>> Start
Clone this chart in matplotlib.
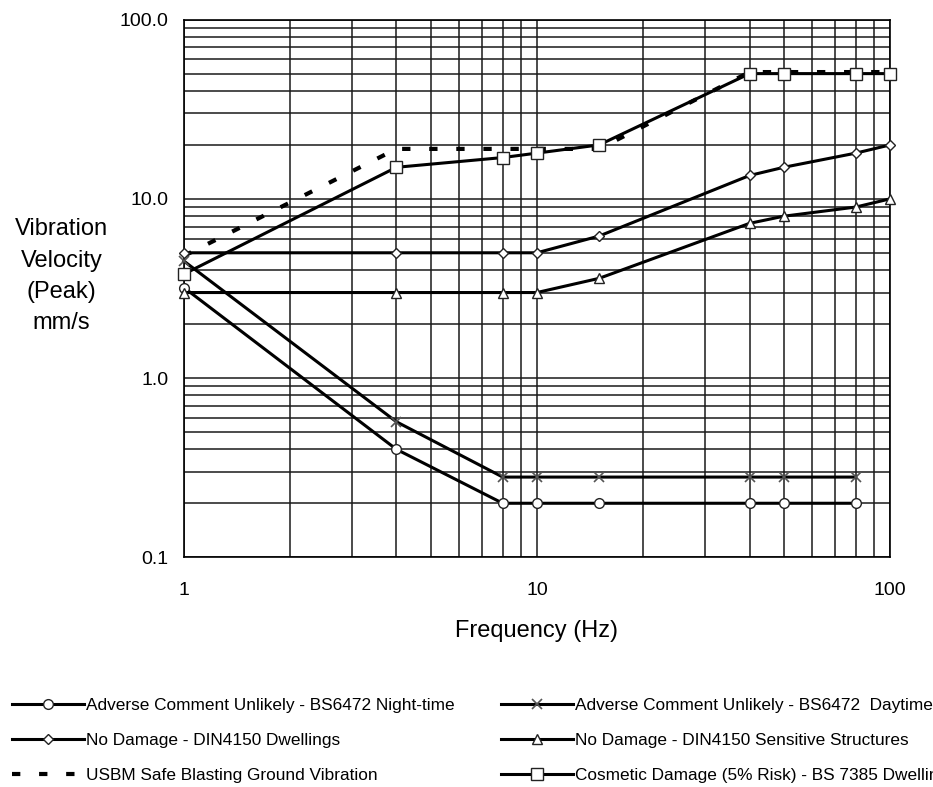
import matplotlib
matplotlib.use('Agg')
import matplotlib.pyplot as plt
from matplotlib.ticker import FixedLocator, FixedFormatter, NullFormatter

plt.rcParams['font.family'] = ['Liberation Sans', 'DejaVu Sans']

# data (frequency in Hz, peak velocity in mm/s)
f_night = [1, 4, 8, 10, 15, 40, 50, 80]
v_night = [3.2, 0.4, 0.2, 0.2, 0.2, 0.2, 0.2, 0.2]

f_day = [1, 4, 8, 10, 15, 40, 50, 80]
v_day = [4.5, 0.57, 0.28, 0.28, 0.28, 0.28, 0.28, 0.28]

f_dwell = [1, 4, 8, 10, 15, 40, 50, 80, 100]
v_dwell = [5, 5, 5, 5, 6.2, 13.5, 15, 18, 20]

f_sens = [1, 4, 8, 10, 15, 40, 50, 80, 100]
v_sens = [3, 3, 3, 3, 3.6, 7.3, 8, 9, 10]

f_usbm = [1, 4, 8, 10, 15, 40, 50, 80, 100]
v_usbm = [4.8, 19, 19, 19, 19, 51, 51, 51, 51]

f_cosm = [1, 4, 8, 10, 15, 40, 50, 80, 100]
v_cosm = [3.8, 15, 17, 18, 20, 50, 50, 50, 50]

labels = ['Adverse Comment Unlikely - BS6472 Night-time',
          'Adverse Comment Unlikely - BS6472  Daytime',
          'No Damage - DIN4150 Dwellings',
          'No Damage - DIN4150 Sensitive Structures',
          'USBM Safe Blasting Ground Vibration',
          'Cosmetic Damage (5% Risk) - BS 7385 Dwellings']

fig = plt.figure(figsize=(9.33, 7.87), dpi=100)
ax = fig.add_axes([0.197, 0.292, 0.757, 0.683])

lw = 2.2
mk = dict(markerfacecolor='white', markeredgecolor='#222222', markeredgewidth=1.0)

l_usbm, = ax.plot(f_usbm, v_usbm, color='black', lw=3, ls=(0, (2.0, 4.5)),
                  dash_capstyle='butt', label=labels[4], zorder=3)
l_night, = ax.plot(f_night, v_night, color='black', lw=lw, marker='o', ms=7, label=labels[0], zorder=4, **mk)
l_day, = ax.plot(f_day, v_day, color='black', lw=lw, marker='x', ms=7.5, label=labels[1], zorder=4,
                 markeredgecolor='#555555', markeredgewidth=1.2)
l_dwell, = ax.plot(f_dwell, v_dwell, color='black', lw=lw, marker='D', ms=5.5, label=labels[2], zorder=4, **mk)
l_sens, = ax.plot(f_sens, v_sens, color='black', lw=lw, marker='^', ms=7.5, label=labels[3], zorder=4, **mk)
l_cosm, = ax.plot(f_cosm, v_cosm, color='black', lw=lw, marker='s', ms=8.5, label=labels[5], zorder=5, **mk)
for ln in [l_usbm, l_night, l_day, l_dwell, l_sens, l_cosm]:
    ln.set_clip_on(False)

ax.set_xscale('log')
ax.set_yscale('log')
ax.set_xlim(1, 100)
ax.set_ylim(0.1, 100)

ax.xaxis.set_major_locator(FixedLocator([1, 10, 100]))
ax.xaxis.set_major_formatter(FixedFormatter(['1', '10', '100']))
ax.xaxis.set_minor_formatter(NullFormatter())
ax.yaxis.set_major_locator(FixedLocator([0.1, 1, 10, 100]))
ax.yaxis.set_major_formatter(FixedFormatter(['0.1', '1.0', '10.0', '100.0']))
ax.yaxis.set_minor_formatter(NullFormatter())

ax.grid(True, which='both', color='#1a1a1a', lw=1.1)
ax.set_axisbelow(True)
ax.tick_params(which='both', length=0, labelsize=14)
ax.tick_params(axis='x', pad=18)
ax.tick_params(axis='y', pad=11)
for s in ax.spines.values():
    s.set_linewidth(1.2)

ax.set_xlabel('Frequency (Hz)', fontsize=17, labelpad=15)
fig.text(0.066, 0.649, 'Vibration\nVelocity\n(Peak)\nmm/s', fontsize=17, ha='center', va='center',
         linespacing=1.55)

leg_kw = dict(frameon=False, fontsize=12.4, handlelength=4.2, handletextpad=0.1,
              labelspacing=1.15, numpoints=1, borderpad=0, borderaxespad=0)
fig.legend([l_night, l_dwell, l_usbm], [labels[0], labels[2], labels[4]],
           loc='upper left', bbox_to_anchor=(0.013, 0.113), **leg_kw)
fig.legend([l_day, l_sens, l_cosm], [labels[1], labels[3], labels[5]],
           loc='upper left', bbox_to_anchor=(0.537, 0.113), **leg_kw)

fig.savefig('out.png', dpi=100)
>> End
**Problem details**. Where a line holds "chart", copy that line.

**Result for this exercise**.
Clone this chart in matplotlib.

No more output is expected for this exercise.